Curtains rise tonight on Theatre Oxford’s version of ‘The Mousetrap’
Decades have passed since Agatha Christie’s murder mystery play “The Mousetrap” first premiered in London in 1952. Sixty-four years later, the play is still running in the city’s West End theater district, making it the longest first run of a theatrical production in history.
Can’t make the jump across the Pond to see it? No problem, because Theatre Oxford is bringing it to town opening tonight.
The play takes place during a snowstorm in an old British manor that has been converted into a guesthouse. Once all the home’s occupants have arrived on the scene, a murder occurs, leaving the guests and owners of the boarding house to deduce the identity of the killer.

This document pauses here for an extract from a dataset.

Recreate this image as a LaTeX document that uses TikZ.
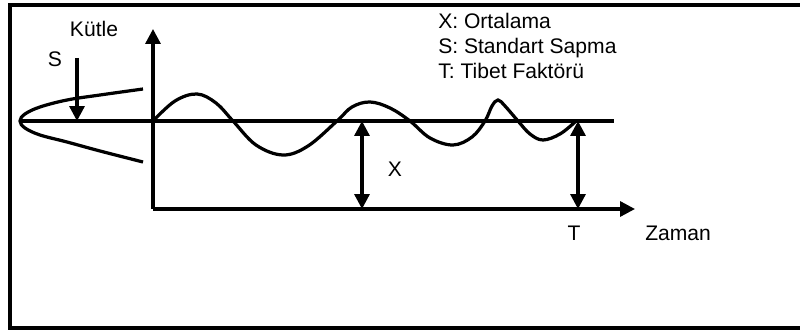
\documentclass[tikz,border=0pt]{standalone}
\usepackage{fontspec}
\setmainfont{Liberation Sans}
\usetikzlibrary{arrows.meta}
\begin{document}
\begin{tikzpicture}[x=0.025cm,y=-0.025cm,
  line/.style={line width=2.3pt},
  tip/.style={-{Triangle[length=10.5pt,width=10.5pt]}},
  dtip/.style={{Triangle[length=10.5pt,width=10.5pt]}-{Triangle[length=10.5pt,width=10.5pt]}},
  lbl/.style={font=\fontsize{15}{18}\selectfont, inner sep=0pt}]
\useasboundingbox (0,0) rectangle (800,333);
% frame
\draw[line width=2.8pt] (812,5) -- (10,5) -- (10,328) -- (812,328);
% coordinates
\coordinate (O) at (153,209);
\coordinate (Ytop) at (153,29);
\coordinate (Xend) at (635,209);
\coordinate (Mstart) at (20,121);
\coordinate (Mend) at (614,121);
\coordinate (A1top) at (362,121);
\coordinate (A1bot) at (362,209);
\coordinate (A2top) at (578,121);
\coordinate (A2bot) at (578,209);
\coordinate (Stop) at (77,58);
\coordinate (Sbot) at (77,121);
% axes
\draw[line,tip] (O) -- (Ytop);
\draw[line,tip] (O) -- (Xend);
% mean line
\draw[line] (Mstart) -- (Mend);
% parabola
\draw[line] plot[smooth,tension=0.6] coordinates {(143,89) (100,95) (67,100) (40,107) (25,114) (20,121) (25,128) (40,135) (67,142) (100,151) (143,162)};
% wave
\draw[line] plot[smooth,tension=0.6] coordinates {(153,121) (175,101) (197,94) (216,103) (233,121) (256,145) (283,155) (308,146) (337,121) (352,107) (370,102) (390,108) (410,121) (430,138) (453,145) (472,137) (485,121) (492,106) (498,100) (505,106) (518,121) (530,134) (543,140) (560,134) (575,122)};
% arrows
\draw[line,tip] (Stop) -- (Sbot);
\draw[line,dtip] (A1top) -- (A1bot);
\draw[line,dtip] (A2top) -- (A2bot);
% labels
\node[lbl,anchor=base] (kutle) at (94,37) {Kütle};
\node[lbl,anchor=base] (s) at (55,67) {S};
\node[lbl,anchor=base] (x) at (395,177) {X};
\node[lbl,anchor=base] (t) at (574,241) {T};
\node[lbl,anchor=base west] (zaman) at (645,241) {Zaman};
\node[lbl,anchor=base west] (l1) at (438,29) {X: Ortalama};
\node[lbl,anchor=base west] (l2) at (438,54) {S: Standart Sapma};
\node[lbl,anchor=base west] (l3) at (438,79) {T: Tibet Faktörü};
\end{tikzpicture}
\end{document}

Matthew Shifflett, the play’s director and theatre teacher at Ole Miss, says that he grew up reading Christie novels, so when he was asked to join the show, he already had an interest in the subject.
“I think what’s appealing to me about this play is that, like all of Christie’s novels, it’s really about suspicion, and who we suspect and why we suspect them,” Shifflett said. “She plays a lot with how her characters come across.”
Shifflett added that most of the characters in the play are far from normal.
“There’s something about the different characters in this play that code them as different, that they are somehow not what society expects them to be,” he said. “And that’s what draws our suspicion to them. She really jangles our chains in that regard, using our prejudices against us.”
Although the play is considered a classic and performed widely, Shifflett noted that “The Mousetrap” presents its own unique challenges when producing the show.
“One of the challenges with Agatha Christie is always in the details, as with any murder mystery,” he said. “In order to work on it as an artist, you have to solve the mystery for yourself. You have to figure out which characters are in which room at which time. You have to map out all the details just the way a detective would.”
And even once the lights come up, Shifflett says that Christie’s works can leave the audience guessing.
“Christie doesn’t always wrap things up quite as neatly as you think she does,” he said. “She has a great sleight of hand where you feel like all the questions have been answered by the end. But you realize there are still a lot of questions, and, as an artist, you’ve got to answer those questions for yourself.”
“The Mousetrap” will run at the Powerhouse (413 S. 14th St.) today through Saturday at 7:30 p.m. and on Sunday, at 2 p.m. Tickets are $15 for students, seniors, and Theatre Oxford members while general Admission is $20. Tickets can be purchased online at theatreoxford.com or at the door.